September 15, 2007
Sometimes 'Peace' is a Four-Letter Word
Back in the 1950s, a southern journalist named Harry Golden became famous by turning out a series of best-selling books, the first of which he called Only in America. The title was a reference to a popular expression that reflected the feeling of most of his countrymen that America was special, a unique place that offered millions of people unlimited freedom to express themselves and to achieve dreams that were unimaginable anywhere else on earth.

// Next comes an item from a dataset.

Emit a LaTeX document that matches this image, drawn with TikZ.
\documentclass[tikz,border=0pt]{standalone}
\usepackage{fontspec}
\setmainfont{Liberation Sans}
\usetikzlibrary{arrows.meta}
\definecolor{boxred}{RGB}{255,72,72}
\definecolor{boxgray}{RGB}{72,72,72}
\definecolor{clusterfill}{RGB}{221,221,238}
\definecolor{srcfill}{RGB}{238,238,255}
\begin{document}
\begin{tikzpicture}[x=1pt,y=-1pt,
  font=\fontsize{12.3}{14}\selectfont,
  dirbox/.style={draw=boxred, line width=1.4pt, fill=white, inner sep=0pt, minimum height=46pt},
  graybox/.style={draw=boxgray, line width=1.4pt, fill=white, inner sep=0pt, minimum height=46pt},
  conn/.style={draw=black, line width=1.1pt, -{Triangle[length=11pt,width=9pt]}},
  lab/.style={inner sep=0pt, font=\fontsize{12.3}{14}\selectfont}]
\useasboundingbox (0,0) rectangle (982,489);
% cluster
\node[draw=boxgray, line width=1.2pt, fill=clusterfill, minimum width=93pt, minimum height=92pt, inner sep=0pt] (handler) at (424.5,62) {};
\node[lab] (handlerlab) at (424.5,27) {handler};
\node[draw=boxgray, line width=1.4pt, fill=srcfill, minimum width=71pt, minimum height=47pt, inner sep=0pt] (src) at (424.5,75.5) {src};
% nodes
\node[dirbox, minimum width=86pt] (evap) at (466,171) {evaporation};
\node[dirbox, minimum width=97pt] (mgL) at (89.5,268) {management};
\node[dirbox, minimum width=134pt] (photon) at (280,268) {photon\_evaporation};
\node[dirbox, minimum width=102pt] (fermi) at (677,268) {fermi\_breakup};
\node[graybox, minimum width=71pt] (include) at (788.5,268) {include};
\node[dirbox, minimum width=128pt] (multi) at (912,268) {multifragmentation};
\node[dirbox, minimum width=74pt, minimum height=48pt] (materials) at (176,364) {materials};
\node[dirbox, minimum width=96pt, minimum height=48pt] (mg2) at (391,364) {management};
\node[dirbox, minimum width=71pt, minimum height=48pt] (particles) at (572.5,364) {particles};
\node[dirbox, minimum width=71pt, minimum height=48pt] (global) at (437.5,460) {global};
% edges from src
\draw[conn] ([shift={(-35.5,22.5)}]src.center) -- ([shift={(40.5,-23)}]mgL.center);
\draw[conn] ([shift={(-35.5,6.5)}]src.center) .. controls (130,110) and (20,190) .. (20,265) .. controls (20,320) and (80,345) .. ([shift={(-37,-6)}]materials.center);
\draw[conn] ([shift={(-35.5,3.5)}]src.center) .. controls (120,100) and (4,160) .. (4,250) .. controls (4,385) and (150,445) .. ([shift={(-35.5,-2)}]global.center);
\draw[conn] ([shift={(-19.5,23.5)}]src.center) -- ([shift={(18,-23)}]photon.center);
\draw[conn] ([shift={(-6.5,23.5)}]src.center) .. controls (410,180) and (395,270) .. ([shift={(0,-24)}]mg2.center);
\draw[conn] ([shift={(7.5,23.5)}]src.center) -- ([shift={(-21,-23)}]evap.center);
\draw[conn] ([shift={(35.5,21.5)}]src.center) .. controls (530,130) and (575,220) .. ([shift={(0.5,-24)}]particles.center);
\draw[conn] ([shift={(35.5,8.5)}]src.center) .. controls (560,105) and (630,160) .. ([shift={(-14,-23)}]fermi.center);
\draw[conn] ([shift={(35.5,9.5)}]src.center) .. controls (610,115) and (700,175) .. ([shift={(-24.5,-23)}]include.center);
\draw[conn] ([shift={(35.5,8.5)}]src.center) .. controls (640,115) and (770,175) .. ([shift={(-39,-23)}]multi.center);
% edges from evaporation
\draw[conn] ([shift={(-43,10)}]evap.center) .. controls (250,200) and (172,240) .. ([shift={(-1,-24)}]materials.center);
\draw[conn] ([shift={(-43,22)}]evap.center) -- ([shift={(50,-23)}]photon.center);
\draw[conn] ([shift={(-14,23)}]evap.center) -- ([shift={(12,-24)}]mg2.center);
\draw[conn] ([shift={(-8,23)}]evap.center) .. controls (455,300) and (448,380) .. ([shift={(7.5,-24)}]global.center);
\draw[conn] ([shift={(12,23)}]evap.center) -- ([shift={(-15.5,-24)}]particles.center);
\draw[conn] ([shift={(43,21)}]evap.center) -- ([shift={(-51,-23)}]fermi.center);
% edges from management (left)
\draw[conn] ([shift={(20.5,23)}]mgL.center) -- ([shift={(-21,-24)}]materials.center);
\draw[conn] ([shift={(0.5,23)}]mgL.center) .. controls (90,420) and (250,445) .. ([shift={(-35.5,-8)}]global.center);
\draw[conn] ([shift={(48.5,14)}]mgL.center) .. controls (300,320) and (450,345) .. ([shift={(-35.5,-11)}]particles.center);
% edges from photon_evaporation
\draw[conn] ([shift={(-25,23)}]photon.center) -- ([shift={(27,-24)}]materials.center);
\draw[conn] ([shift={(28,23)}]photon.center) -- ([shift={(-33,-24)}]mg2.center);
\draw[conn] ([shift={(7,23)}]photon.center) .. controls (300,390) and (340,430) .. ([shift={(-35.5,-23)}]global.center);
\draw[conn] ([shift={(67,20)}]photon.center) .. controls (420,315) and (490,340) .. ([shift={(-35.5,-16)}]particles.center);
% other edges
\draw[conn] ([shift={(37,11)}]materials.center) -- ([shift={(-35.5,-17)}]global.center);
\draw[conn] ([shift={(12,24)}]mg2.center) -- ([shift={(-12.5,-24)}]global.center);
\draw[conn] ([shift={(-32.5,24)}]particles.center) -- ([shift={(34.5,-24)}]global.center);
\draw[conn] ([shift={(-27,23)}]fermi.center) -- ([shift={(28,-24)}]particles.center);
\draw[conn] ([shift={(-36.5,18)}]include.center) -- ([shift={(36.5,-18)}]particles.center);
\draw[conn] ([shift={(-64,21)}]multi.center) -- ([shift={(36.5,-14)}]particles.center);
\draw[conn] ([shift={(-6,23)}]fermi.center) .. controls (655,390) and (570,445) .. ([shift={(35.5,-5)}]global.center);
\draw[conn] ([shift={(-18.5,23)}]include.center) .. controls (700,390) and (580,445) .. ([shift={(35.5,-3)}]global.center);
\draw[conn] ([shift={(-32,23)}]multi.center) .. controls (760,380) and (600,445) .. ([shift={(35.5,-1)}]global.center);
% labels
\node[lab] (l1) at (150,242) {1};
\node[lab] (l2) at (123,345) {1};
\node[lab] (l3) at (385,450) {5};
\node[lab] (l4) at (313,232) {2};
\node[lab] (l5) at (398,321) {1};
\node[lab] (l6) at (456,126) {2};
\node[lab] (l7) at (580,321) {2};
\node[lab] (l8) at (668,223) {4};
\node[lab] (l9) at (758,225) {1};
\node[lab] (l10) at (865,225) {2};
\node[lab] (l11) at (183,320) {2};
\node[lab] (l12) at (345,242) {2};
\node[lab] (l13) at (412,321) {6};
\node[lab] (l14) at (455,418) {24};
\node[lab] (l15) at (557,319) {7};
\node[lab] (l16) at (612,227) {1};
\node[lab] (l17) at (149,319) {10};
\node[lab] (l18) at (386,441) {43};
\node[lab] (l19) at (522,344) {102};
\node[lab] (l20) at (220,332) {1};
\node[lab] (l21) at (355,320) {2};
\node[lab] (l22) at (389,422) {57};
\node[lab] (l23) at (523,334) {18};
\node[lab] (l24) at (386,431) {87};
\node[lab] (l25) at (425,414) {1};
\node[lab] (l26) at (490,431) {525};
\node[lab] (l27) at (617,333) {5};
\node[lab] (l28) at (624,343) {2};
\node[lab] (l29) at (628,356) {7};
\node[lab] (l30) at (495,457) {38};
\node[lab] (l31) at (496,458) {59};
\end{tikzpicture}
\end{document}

In the half century since Mr. Golden wrote his book, things have undergone a sea change in this country. Partly the change has come about because of Viet Nam and Watergate. But mainly because the Baby Boomers, surely the most selfish and infantile generation in our history, have achieved positions of power and influence; partly because the Fourth Estate came to be infested with Fifth Columnists, reporters and commentators who believe they are fulfilling their destinies only when they are tearing down the country, its traditional values and symbols; partly because Communism, which should have been left to die and be buried in the Soviet Union, took root and flourished on America's college campuses; and partly because Jimmy Carter, a sanctimonious phony who never met a despot he didn't adore, and Bill Clinton, an amoral opportunist who somehow went from being a punk in England bad-mouthing America during a time of war, to being a military-hating commander-in-chief, were elected to the highest office in the land.
The end result of all this is that we have wound up with a society, not of useful idiots, but of useless ones. We have so badly confused ourselves that the people who most despise America regard themselves as our greatest patriots. They call America an imperialistic power even though we haven't claimed an acre of foreign turf in my lifetime. They insist that we only go to war over oil, although we have made no move to confiscate the oil fields in Kuwait or Iraq. While condemning anything and everything that George W. Bush has done in the past six years, accusing him of trampling on our civil rights without being able to point to a single one, and equating him with Hitler, they sing the praises of such dictators as Fidel Castro and Hugo Chavez.
The one thing all of these blithering fatheads can agree about is that war must be avoided at all costs. In order to promote this cockeyed notion, they even pretend to be concerned about the safety of America's warriors, even though we know only too well that they despise America's military.
Bruce Bawer, author of While Europe Slept, recently wrote a terrific article titled "All Aboard the Peace Racket," in which he eviscerated the peaceniks. He starts out by quoting the Roman general Flavius Vegetius Renatus, who observed in the fifth century that "If you want peace, prepare for war." These days, that bit of sage advice has been turned on its head by the likes of Ohio's Dennis Kucinich, who is quietly campaigning to create a Cabinet-level Peace Department.
An honest peace, as Mr. Bawer points out, is a good thing. Pacifism, however, is not. Instead, "it promotes a mentality that plays directly into the hands of despots." How could it not? The reason, after all, that Gandhi and Martin Luther King, Jr., were able to be relatively successful in their missions was because England and the United States were civilized nations. Is there anybody who actually believes that Stalin, Hitler, the Taliban or Saddam Hussein, would have been equally reasonable?
According to Bawer, the founding father of the global peace movement is a 77-year-old Norwegian professor named Johan Galtung, who, in 1959, established the International Peace Research Institute. If that sounds as much like the name of a Communist front group to you as it does to me, it shouldn't surprise you that Galtung calls America a "killer country" that indulges in "neo-fascist state terrorism." On the other hand, he's not always such a big grouch. Back in the 1970s, he wrote glowingly about Mao Tse-tung's China, and even as he approaches the age of 80, he's still shooting from the hip. Not too long ago, he called for the creation of a Truth and Reconciliation Committee in Iraq, not to address the atrocities of Saddam Hussein and his Baathist butchers, but, predictably, those he attributes to the U.S.
Unfortunately, Prof. Galtung isn't the only left-wing chowderhead in the upper reaches of academia. The peace studies chairman at Brandeis said, on behalf of suicide bombings, that they provide "ways of inflicting revenge on an enemy that seems unable or unwilling to respond to rational pleas for discussion and justice."
Similar asinine remarks have been made by professors involved in the peace movement at Purdue, Notre Dame and the University of Maine. What is taught in so-called peace studies departments all over this country is quite simply that America is the root cause of all evil.
One of the favorite lines bandied about by tenured leftists is George Santayana's oft-misquoted "Those who cannot remember the past are condemned to repeat it." And yet that is exactly what they do, and with a stubbornness that would leave even the dumbest of mules duly impressed. Like the most fearful school child, they are only too happy to comply with the bully's demand for their lunch money. Compounding their cowardly sin of appeasement, they then applaud themselves for their maturity and cool judgment.
Less than 70 years ago, Neville Chamberlain, the umbrella-toting poster boy for pacifism, returned to England after selling out Czechoslovakia to Hitler, and vowed there would be peace in our time. What bears remembering is that he barely had time to unpack from his misguided trip to Munich when Germany marched into Poland.